I’ll give you three guesses what song I am humming…and feeling even older because I had to enter the groups name in Google to get their song lyrics instead of Eminem’s because I could only remember the first few lines not the phrase that is the title. Sheesh and am waiting for Pandora to actually play the song I named my playlist, I started that playlist because of the book I read for my morning inspiration.
All that and I forgot to say, “Good morning, Happy first day of Spring!” Winter tried to hang on with the last few days of cold wettish weather, but today’s sunny skies say it is in fact Spring!
It will be interesting to see what spills out into cyberspace this morning as this is an exercise of writing to my timer. Yup, I need to get a bit more discipline going in my life again. So once again setting a timer and just writing; and since my blogs of late have all been recipes or other AZRF related topics I thought I would just do a general blog for my 30 minutes.
The book I read this morning that put me in a Carpenter’s mood, although the term “read” is inadequate for the medium I admired and absorbed, is Peter Sis’ “Conference of the Birds” and the book itself is an inspiring retelling of a favorite 13th century poem with fabric feel pages and intricate details in the art.
It was not the book itself that started my humming, I remembered the first time I read the poem, still too small to really understand the spiritual subtext, I obsessed about how the Penguins were left out of the adventure. The poem tells of a conference of all the birds and then how they fly to find their God in a high mountain to end the worlds troubles, the journey is long and they face the obstacles anyone on a spiritual quest must face and only thirty succeed in entering the mountain. At the end, they are, of course, their own answer and the god they sought is in them. I missed all the important personal growth connotations when I read the poem in grade school, and instead obsessed about the Penguins.
Penguins can’t fly, I was indignant that they got left behind not because they were afraid or wrapped up in their own agenda but because they just can’t fly. This bothered me enough to do rewrites and invent various solutions from magical increase in penguin wings to swans who carried the willing penguins in hammocks between two of them holding ends in their beaks.
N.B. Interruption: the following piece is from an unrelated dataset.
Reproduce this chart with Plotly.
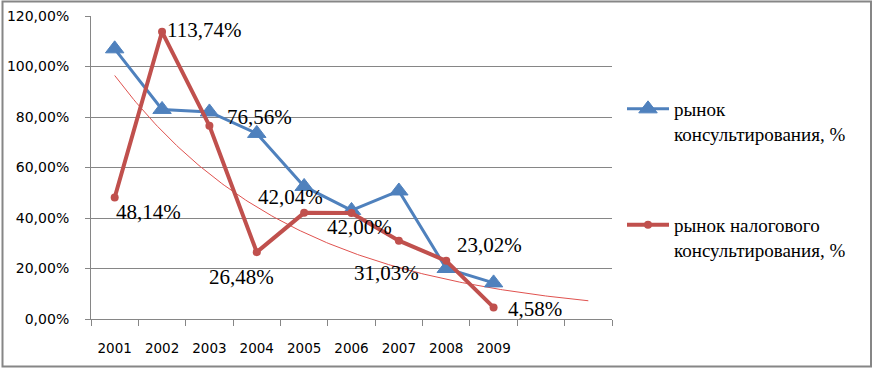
import numpy as np
import plotly.graph_objects as go

years = ["2001", "2002", "2003", "2004", "2005", "2006", "2007", "2008", "2009"]
consulting = [107.0, 83.0, 82.0, 73.5, 52.5, 43.0, 50.7, 20.0, 14.3]
tax_consulting = [48.14, 113.74, 76.56, 26.48, 42.04, 42.00, 31.03, 23.02, 4.58]
forecast_periods = 2
name_consulting = "рынок<br>консультирования, %"
name_tax = "рынок налогового<br>консультирования, %"

# label offsets (pixels) for data labels of tax series
label_dx = [34, 42, 50, -15, -14, 8, -12, 43, 41]
label_dy = [-15, 2, 9, -25, 16, -14, -32, 16, -2]

xs = np.arange(1, len(years) + 1)
blue = "#4F81BD"
red = "#C0504D"
grid = "#868686"
serif = "Liberation Serif, serif"
sans = "DejaVu Sans, sans-serif"

# exponential trend of the tax series (Excel-like), forecast forward
b, ln_a = np.polyfit(xs, np.log(tax_consulting), 1)
xt = np.linspace(1, len(years) + forecast_periods, 200)
yt = np.exp(ln_a + b * xt)

fig = go.Figure()
fig.add_trace(go.Scatter(
    x=xt, y=yt / 100, mode="lines", line=dict(color="#E0524F", width=1),
    showlegend=False, hoverinfo="skip"))
fig.add_trace(go.Scatter(
    x=xs, y=np.array(consulting) / 100, mode="lines+markers", name=name_consulting,
    line=dict(color=blue, width=3),
    marker=dict(symbol="triangle-up", size=16, color=blue, line=dict(color=blue, width=1)),
    legend="legend"))
fig.add_trace(go.Scatter(
    x=xs, y=np.array(tax_consulting) / 100, mode="lines+markers", name=name_tax,
    line=dict(color=red, width=4),
    marker=dict(symbol="circle", size=8, color=red),
    legend="legend2"))

L, R, T, B = 91, 261, 16, 49
W, H = 873, 368
pw, ph = W - L - R, H - T - B

def px(xp):
    return (xp - L) / pw

def py(yp):
    return (H - B - yp) / ph

for x, v, dx, dy in zip(xs, tax_consulting, label_dx, label_dy):
    fig.add_annotation(
        x=x, y=v / 100, xref="x", yref="y", showarrow=False,
        text=f"{v:.2f}%".replace(".", ","),
        font=dict(family=serif, size=21, color="black"),
        xshift=dx, yshift=dy)

fig.update_layout(
    width=W, height=H,
    margin=dict(l=L, r=R, t=T, b=B, autoexpand=False),
    paper_bgcolor="white", plot_bgcolor="white",
    separators=", ",
    shapes=[dict(type="rect", xref="paper", yref="paper",
                 x0=px(2.5), x1=px(871), y0=py(366.5), y1=py(1.5),
                 line=dict(color=grid, width=2), layer="above")],
    xaxis=dict(
        range=[0.5, len(years) + forecast_periods + 0.5],
        tickmode="array", tickvals=list(xs), ticktext=years,
        ticks="", showgrid=False, zeroline=False,
        showline=True, linecolor=grid, linewidth=1,
        tickfont=dict(family=sans, size=13.5, color="black"),
        ticklabelstandoff=17,
        minor=dict(tickmode="linear", tick0=0.5, dtick=1, ticks="outside",
                   ticklen=6, tickcolor=grid, tickwidth=1, showgrid=False),
    ),
    yaxis=dict(
        range=[0, 1.2], tickmode="linear", tick0=0, dtick=0.2,
        tickformat=".2%", showgrid=True, gridcolor=grid, gridwidth=1,
        zeroline=False, showline=True, linecolor=grid, linewidth=1,
        ticks="outside", ticklen=5, tickcolor=grid,
        tickfont=dict(family=sans, size=14, color="black"),
        ticklabelstandoff=13,
    ),
    legend=dict(x=px(622), y=py(90), xanchor="left", yanchor="top",
                valign="top", bgcolor="rgba(0,0,0,0)", itemwidth=42,
                font=dict(family=serif, size=19, color="black")),
    legend2=dict(x=px(622), y=py(206), xanchor="left", yanchor="top",
                 valign="top", bgcolor="rgba(0,0,0,0)", itemwidth=42,
                 font=dict(family=serif, size=19, color="black")),
)

fig.write_html("out.html", config={"displayModeBar": False},
               post_script="document.body.style.margin='0';document.body.style.overflow='hidden';")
I did rewrites and drew art that flummoxed my elementary teachers.
“What are you drawing Miss de Biasi?”
“Two swans carrying a penguin to the mountains of God.”
“Why?”
“Because penguins can’t fly.’
After a couple of weeks they sent me to see the school counselor who asked me to draw something else, which I did, but that is another story.
So anyway, while reading Sis’ version I remembered the dilemna of my youth and how being a bit of a “penguin” among flight birds I never seemed to fit, and then that song popped into my head, and I turned on my Pandora station and turned on my timer, then just had to know the rest of the lyrics and well that leads up back to now and only five more minutes on my timer, and me having given up on the Pandora station and switched to Carpenters on my I-tunes, which being old I can work better than Pandora as I have been I-podding for five years and Pandora-ing only one.
As to the Carpenters. I believe their music and that of Carol King’s are the epitome of early seventies pop. The flavors of Jazz, Nashville, and Rock are all kind of blended up with just the right amount of sweetness and pain. If they were a 21st century food they would be a blended coffee drink, the hot, bitter shot of reality so well swathed in smooth sounds and sweet phraseology by perfect voices that it slips down easy and dessert like. If, by some chance, you are to young to have ever listened to their early albums and are in a Colbie Caillat or Jack Johnson mood try out “Tapestry” by Carol King or the 1971 self titled Carpenters or my favorite the 1972 Carpenters album “A Song for You”.
As to Sis’ take on the ancient “A Confederate of Birds”, this is a perfect gift book equal to Gibran’s “The Prophet” or Silverstein’s “Giving Tree” for simplicity hiding the deepest truths and all packaged in a visually appealing and tactile pleasing package.
And my timer has gone off and so I must get on with my day that is neither Monday or Rainy, but I still think I might just play that one again…..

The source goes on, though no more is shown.